NASA Has No Backup if Orion Heat Shield Fails on Artemis II
Artemis II launches in days. NASA has no backup if the heat shield fails.
The agency spent three years and 121 thermal tests figuring out exactly why Orion's heat shield cracked during the uncrewed Artemis I flight in 2022. The root cause, according to NASA: gases generated inside the ablative thermal material called Avcoat could not vent fast enough as the capsule heated up during reentry, causing pressure to build and the material to crack and char away in more than 100 spots.
Their answer for Artemis II, which launched April 1 with four astronauts aboard: fly the same heat shield at a different angle of attack.
That is not a fix. That is working around the problem.
NASA changed the reentry profile. Artemis I used a skip-entry trajectory, bouncing briefly off the upper atmosphere like a stone across a pond to bleed speed gradually. Artemis II returns from lunar distance on a steeper, more direct path, delivering peak heat flux earlier in the entry. The skip entry is gone. In its place: a faster, hotter plunge with no way to pull up and try again if the heat shield doesn't perform as modeled.

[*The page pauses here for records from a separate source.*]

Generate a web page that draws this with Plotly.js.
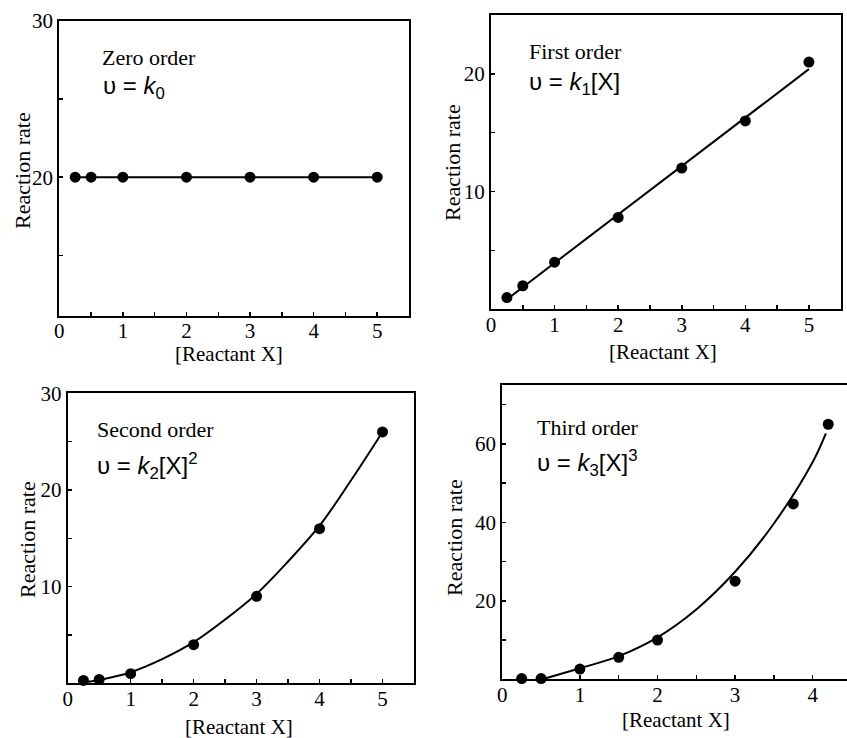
<!DOCTYPE html>
<html>
<head>
<meta charset="utf-8">
<script src="https://cdn.plot.ly/plotly-3.0.1.min.js"></script>
<style>html,body{margin:0;padding:0;background:#fff;overflow:hidden;}</style>
</head>
<body>
<div id="chart" style="width:847px;height:738px;"></div>
<script>
// ---- data ----
const concX = [0.25, 0.5, 1, 2, 3, 4, 5];
const rateZero = [20, 20, 20, 20, 20, 20, 20];
const rateFirst = [1, 2, 4, 7.8, 12, 16, 21];
const rateSecond = [0.3, 0.4, 1, 4, 9, 16, 26];
const concThird = [0.25, 0.5, 1, 1.5, 2, 3, 3.75, 4.2];
const rateThird = [0.2, 0.2, 2.6, 5.6, 10, 25, 44.7, 65];

// fitted curves as drawn in the reference
const fitFirstX = [0.25, 5];
const fitFirstY = [0.85, 20.4];
const fitSecondX = [0.25, 0.5, 1, 1.5, 2, 2.5, 3, 3.5, 4, 4.5, 5];
const fitSecondY = [0.1, 0.35, 1.15, 2.5, 4.25, 6.6, 9.25, 12.6, 16.3, 21, 26];
const fitThirdX = [0.55, 1, 1.5, 2, 2.5, 3, 3.5, 4, 4.17];
const fitThirdY = [0.2, 2.8, 5.9, 10.7, 17.8, 27.4, 39.7, 55.4, 62.7];

const xTickVals = [0, 1, 2, 3, 4, 5];
const panelTitles = ['Zero order', 'First order', 'Second order', 'Third order'];
const formulas = [
  'υ = <i>k</i><sub>0</sub>',
  'υ = <i>k</i><sub>1</sub>[X]',
  'υ = <i>k</i><sub>2</sub>[X]<sup>2</sup>',
  'υ = <i>k</i><sub>3</sub>[X]<sup>3</sup>'
];
const xTitle = '[Reactant X]';
const yTitle = 'Reaction rate';

const serif = 'Liberation Serif, Times New Roman, serif';
const sans = 'Liberation Sans, Arial, sans-serif';

function pts(x, y, xa, ya) {
  return {x: x, y: y, xaxis: xa, yaxis: ya, type: 'scatter', mode: 'markers',
    marker: {color: '#000', size: 11}, cliponaxis: false, showlegend: false, hoverinfo: 'skip'};
}
function line(x, y, xa, ya, shape) {
  return {x: x, y: y, xaxis: xa, yaxis: ya, type: 'scatter', mode: 'lines',
    line: {color: '#000', width: 2, shape: shape || 'linear', smoothing: 1}, showlegend: false, hoverinfo: 'skip'};
}

const data = [
  line(concX, rateZero, 'x', 'y'),
  pts(concX, rateZero, 'x', 'y'),
  line(fitFirstX, fitFirstY, 'x2', 'y2'),
  pts(concX, rateFirst, 'x2', 'y2'),
  line(fitSecondX, fitSecondY, 'x3', 'y3', 'spline'),
  pts(concX, rateSecond, 'x3', 'y3'),
  line(fitThirdX, fitThirdY, 'x4', 'y4', 'spline'),
  pts(concThird, rateThird, 'x4', 'y4')
];

function xax(domain, range, anchor) {
  return {
    domain: domain, range: range, anchor: anchor,
    showline: true, linecolor: '#000', linewidth: 2, mirror: true,
    ticks: 'inside', ticklen: 4, tickwidth: 1.5, tickcolor: '#000',
    tickvals: xTickVals, ticktext: xTickVals.map(String),
    ticklabelstandoff: -5,
    minor: {ticks: 'inside', ticklen: 4, tickwidth: 1.5, tickcolor: '#000', dtick: 0.5, tick0: 0},
    showgrid: false, zeroline: false,
    tickfont: {family: serif, size: 21, color: '#000'}
  };
}
function yax(domain, range, anchor, tickvals, minorVals, mirror) {
  return {
    domain: domain, range: range, anchor: anchor,
    showline: true, linecolor: '#000', linewidth: 2, mirror: mirror === undefined ? true : mirror,
    ticks: 'inside', ticklen: 4, tickwidth: 1.5, tickcolor: '#000',
    tickvals: tickvals, ticktext: tickvals.map(String),
    minor: {ticks: 'inside', ticklen: 4, tickwidth: 1.5, tickcolor: '#000', tickvals: minorVals},
    showgrid: false, zeroline: false,
    tickfont: {family: serif, size: 21, color: '#000'}
  };
}

const W = 847, H = 738;
function px(x) { return x / W; }
function py(y) { return 1 - y / H; }

// [title x, title y, formula x, formula y]
const annPos = [
  [100, 57, 101, 87],
  [527, 52, 527, 84],
  [95, 429, 95, 466],
  [535, 427, 535, 463]
];
// axis title centres: [x-title x, x-title y, y-title x, y-title y]
const axisTitlePos = [
  [229, 354, 22, 171],
  [663, 352, 452, 163],
  [239, 727, 27, 540],
  [676, 720, 454, 538]
];
const annotations = [];
annPos.forEach(function (p, i) {
  annotations.push({xref: 'paper', yref: 'paper', x: px(p[0]), y: py(p[1]), xanchor: 'left', yanchor: 'middle',
    text: panelTitles[i], showarrow: false, font: {family: serif, size: 22, color: '#000'}});
  annotations.push({xref: 'paper', yref: 'paper', x: px(p[2]), y: py(p[3]), xanchor: 'left', yanchor: 'middle',
    text: formulas[i], showarrow: false, font: {family: sans, size: 24, color: '#000'}});
});
axisTitlePos.forEach(function (p) {
  annotations.push({xref: 'paper', yref: 'paper', x: px(p[0]), y: py(p[1]), xanchor: 'center', yanchor: 'middle',
    text: xTitle, showarrow: false, font: {family: serif, size: 21, color: '#000'}});
  annotations.push({xref: 'paper', yref: 'paper', x: px(p[2]), y: py(p[3]), xanchor: 'center', yanchor: 'middle',
    text: yTitle, textangle: -90, showarrow: false, font: {family: serif, size: 22, color: '#000'}});
});

const layout = {
  width: W, height: H,
  margin: {l: 0, r: 0, t: 0, b: 0},
  paper_bgcolor: '#fff', plot_bgcolor: '#fff',
  showlegend: false,
  xaxis: xax([px(59.3), px(409)], [0, 5.5], 'y'),
  yaxis: yax([py(315.7), py(20.7)], [11.15, 30], 'x', [20, 30], [15, 25]),
  xaxis2: xax([px(491), px(840.7)], [0, 5.5], 'y2'),
  yaxis2: yax([py(309.3), py(15)], [0, 25], 'x2', [10, 20], [5, 15]),
  xaxis3: xax([px(67.7), px(414)], [0, 5.5], 'y3'),
  yaxis3: yax([py(683.3), py(393.3)], [0, 30], 'x3', [10, 20, 30], [5, 15, 25]),
  xaxis4: xax([px(502.3), 1], [0, 4.442], 'y4'),
  yaxis4: yax([py(679.3), py(385)], [0, 75], 'x4', [20, 40, 60], [10, 30, 50, 70], false),
  annotations: annotations
};

Plotly.newPlot('chart', data, layout, {staticPlot: true, displayModeBar: false});
</script>
</body>
</html>
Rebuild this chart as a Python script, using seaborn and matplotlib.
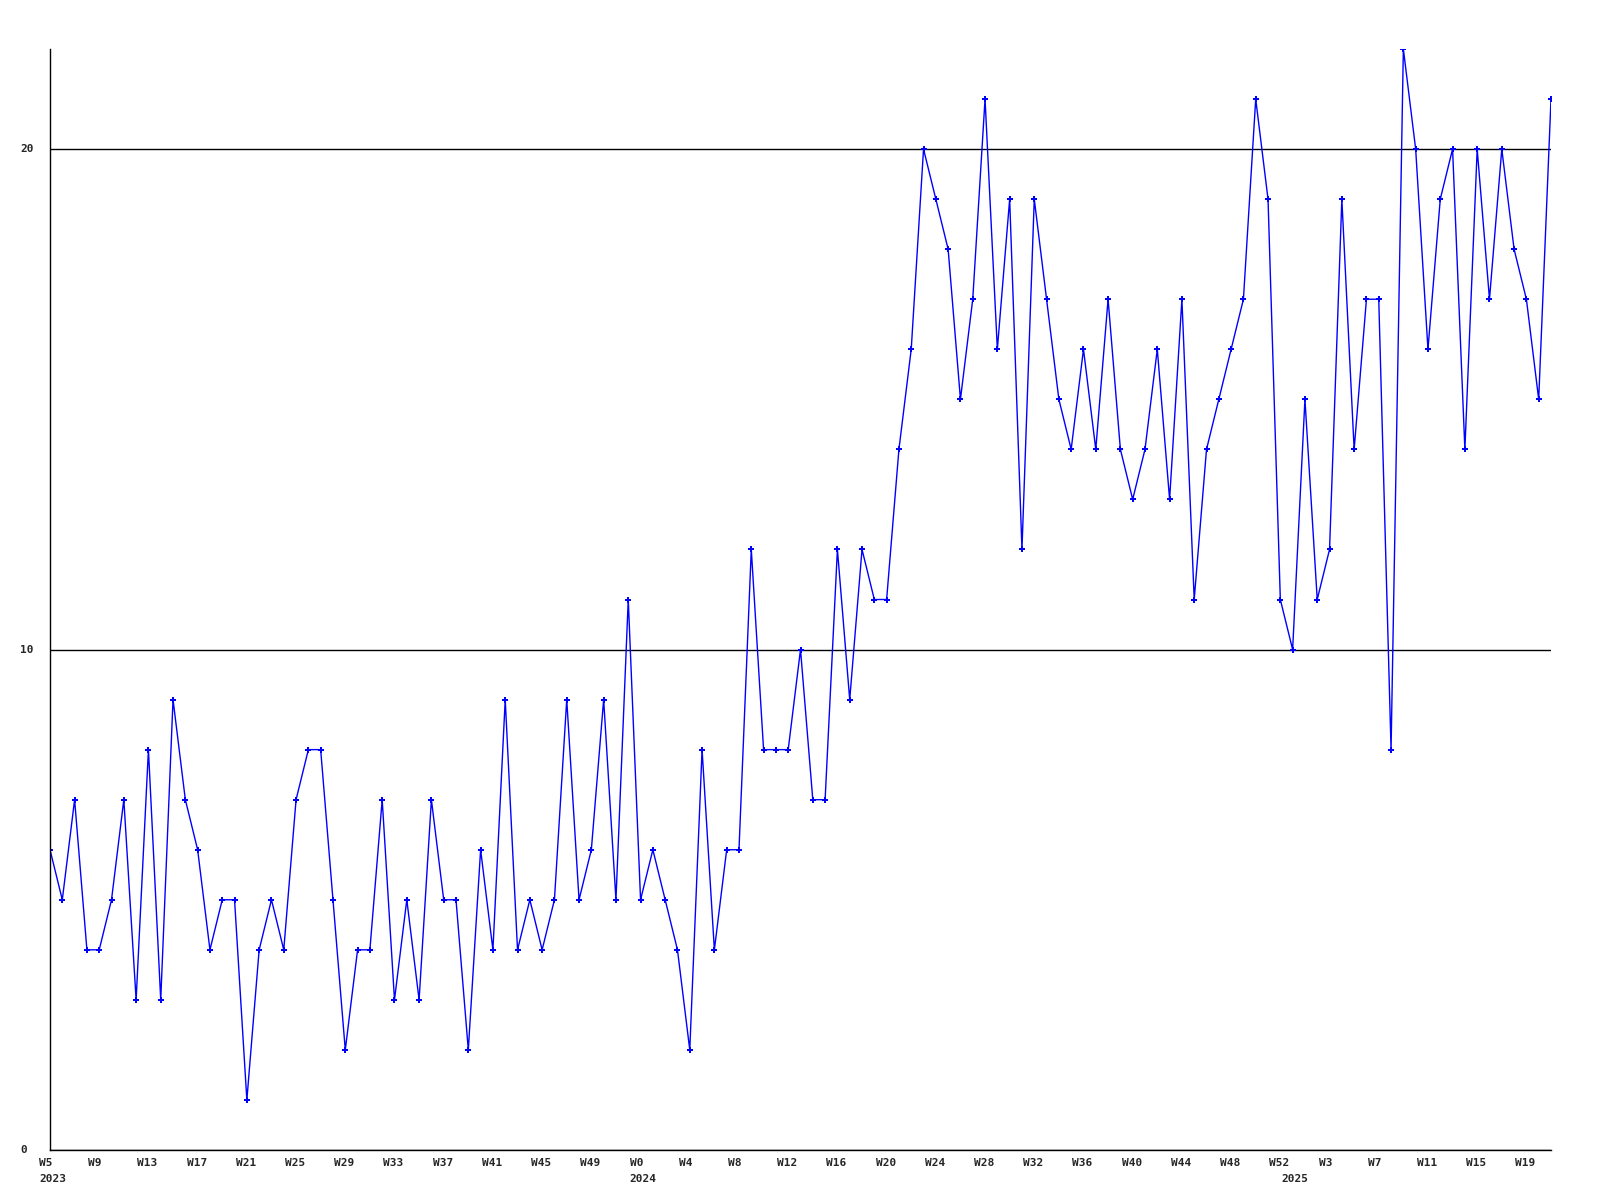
import matplotlib
matplotlib.use("Agg")
import matplotlib.pyplot as plt
import matplotlib.transforms as mtransforms
import seaborn as sns
import pandas as pd

# weekly series: 2023 W5..W52, 2024 W0..W52, 2025 W0..W21
years = [2023] * 48 + [2024] * 53 + [2025] * 22
weeks = list(range(5, 53)) + list(range(0, 53)) + list(range(0, 22))
values = [
    6, 5, 7, 4, 4, 5, 7, 3, 8, 3, 9, 7, 6, 4, 5, 5, 1, 4, 5, 4,
    7, 8, 8, 5, 2, 4, 4, 7, 3, 5, 3, 7, 5, 5, 2, 6, 4, 9, 4, 5,
    4, 5, 9, 5, 6, 9, 5, 11,
    5, 6, 5, 4, 2, 8, 4, 6, 6, 12, 8, 8, 8, 10, 7, 7, 12, 9, 12, 11,
    11, 14, 16, 20, 19, 18, 15, 17, 21, 16, 19, 12, 19, 17, 15, 14, 16, 14,
    17, 14, 13, 14, 16, 13, 17, 11, 14, 15, 16, 17, 21, 19, 11,
    10, 15, 11, 12, 19, 14, 17, 17, 8, 22, 20, 16, 19, 20, 14, 20, 17, 20,
    18, 17, 15, 21,
]
y_ticks = [0, 10, 20]

df = pd.DataFrame({"idx": range(len(values)), "year": years, "week": weeks, "value": values})

sns.set_style("white")
plt.rcParams["font.family"] = ["DejaVu Sans Mono"]
plt.rcParams["font.weight"] = "bold"

fig = plt.figure(figsize=(16, 12), dpi=100)
ax = fig.add_axes([50 / 1600, 50 / 1200, 1501 / 1600, 1101 / 1200])

sns.lineplot(data=df, x="idx", y="value", ax=ax, color="#0000ff", linewidth=1.0,
             marker="P", markersize=4, markeredgewidth=0, markerfacecolor="#0000ff")

ax.set_xlim(0, len(values) - 1)
ax.set_ylim(0, 22)
ax.set_xlabel("")
ax.set_ylabel("")

# y axis: gridlines at ticks, labels left-aligned near the figure edge
ax.set_yticks(y_ticks)
ax.set_yticklabels([])
ax.yaxis.grid(True, color="black", linewidth=1.0)
ax.xaxis.grid(False)
ytrans = mtransforms.blended_transform_factory(ax.transAxes, ax.transData) + \
    mtransforms.ScaledTranslation(-30 / 100, 0, fig.dpi_scale_trans)
for v in y_ticks:
    ax.text(0, v, str(v), transform=ytrans, ha="left", va="center",
            fontsize=8, fontweight="bold")

# x ticks every 4 weeks (labels drawn left-aligned, shifted left of the tick)
tick_idx = list(range(0, len(values), 4))
ax.set_xticks(tick_idx)
ax.set_xticklabels([])
ax.tick_params(axis="both", length=0)

offset = mtransforms.ScaledTranslation(-11 / 100, 0, fig.dpi_scale_trans)
trans = mtransforms.blended_transform_factory(ax.transData, ax.transAxes) + offset
for i in tick_idx:
    ax.text(i, -0.0075, f"W{weeks[i]}", transform=trans, ha="left", va="top",
            fontsize=8, fontweight="bold")

# year labels at first point and at week 0 of each year
year_pos = [0] + [i for i in range(1, len(values)) if years[i] != years[i - 1]]
for i in year_pos:
    ax.text(i, -0.0215, str(years[i]), transform=trans, ha="left", va="top",
            fontsize=8, fontweight="bold")

for s in ["top", "right"]:
    ax.spines[s].set_visible(False)
for s in ["left", "bottom"]:
    ax.spines[s].set_color("black")
    ax.spines[s].set_linewidth(1.0)

fig.savefig("out.png", dpi=100)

The Office of the Inspector General reviewed the program and documented three failure modes that could kill the crew: spalling, where chunks of heat shield material break off mid-flight; impact damage to the parachute compartment from those fragments; and erosion or melting of the separation bolts that hold the crew module together during reentry and must survive long enough to let the parachutes deploy. On Artemis I, three of the four separation bolts melted through. The heating model NASA used to design them was wrong. NASA redesigned the bolts for Artemis II, but the OIG flagged all three failure modes as open questions, not closed ones.
The heat shield itself has been modified. Artemis I's Avcoat was found to be permeable in roughly 6 percent of its surface area, meaning gas could pocket inside the material during reentry and make the charring worse. The Artemis II heat shield has zero measured permeability. An independent review led by Paul Hill, a former NASA flight director who also led the shuttle's return-to-flight work after the Columbia disaster, signed off on the changes. The crew module cabin temperatures on Artemis I stayed in the mid-70s Fahrenheit during reentry, within design limits.
But the cabin staying cool and the heat shield performing correctly are different questions. The OIG did not certify the vehicle safe to fly. It documented what was known and what wasn't. What it found was enough to raise questions that NASA has answered with engineering confidence and trajectory changes rather than hardware redesign.
Jared Isaacman, the NASA administrator who oversaw the program to launch, was asked directly whether there is a backup plan if the heat shield doesn't perform as expected. He said: "The heat shield has to work. I have no doubt the team did the right analysis on this."
That is not a contingency. That is an article of faith.
Artemis II is slated to return to Earth on April 10 at 23,840 miles per hour, faster than any human-rated spacecraft since Apollo. If it survives reentry, it will be the first crewed flight beyond low Earth orbit since Apollo 17 landed on the Moon in December 1972. The four astronauts aboard are Reid Wiseman as commander, Victor Glover as pilot, and Christina Koch and Jeremy Hansen as mission specialists. The mission is a lunar flyby, not a landing. It exists primarily to prove Orion can bring people home from deep space.
NASA's position is that the vehicle is ready and the analysis is sound. The three years of testing and the trajectory change are real work, not theater. But working around a problem and fixing it are not the same thing, and the difference is what four astronauts are betting their lives on.
Whether that bet is justified will be known in minutes, not months.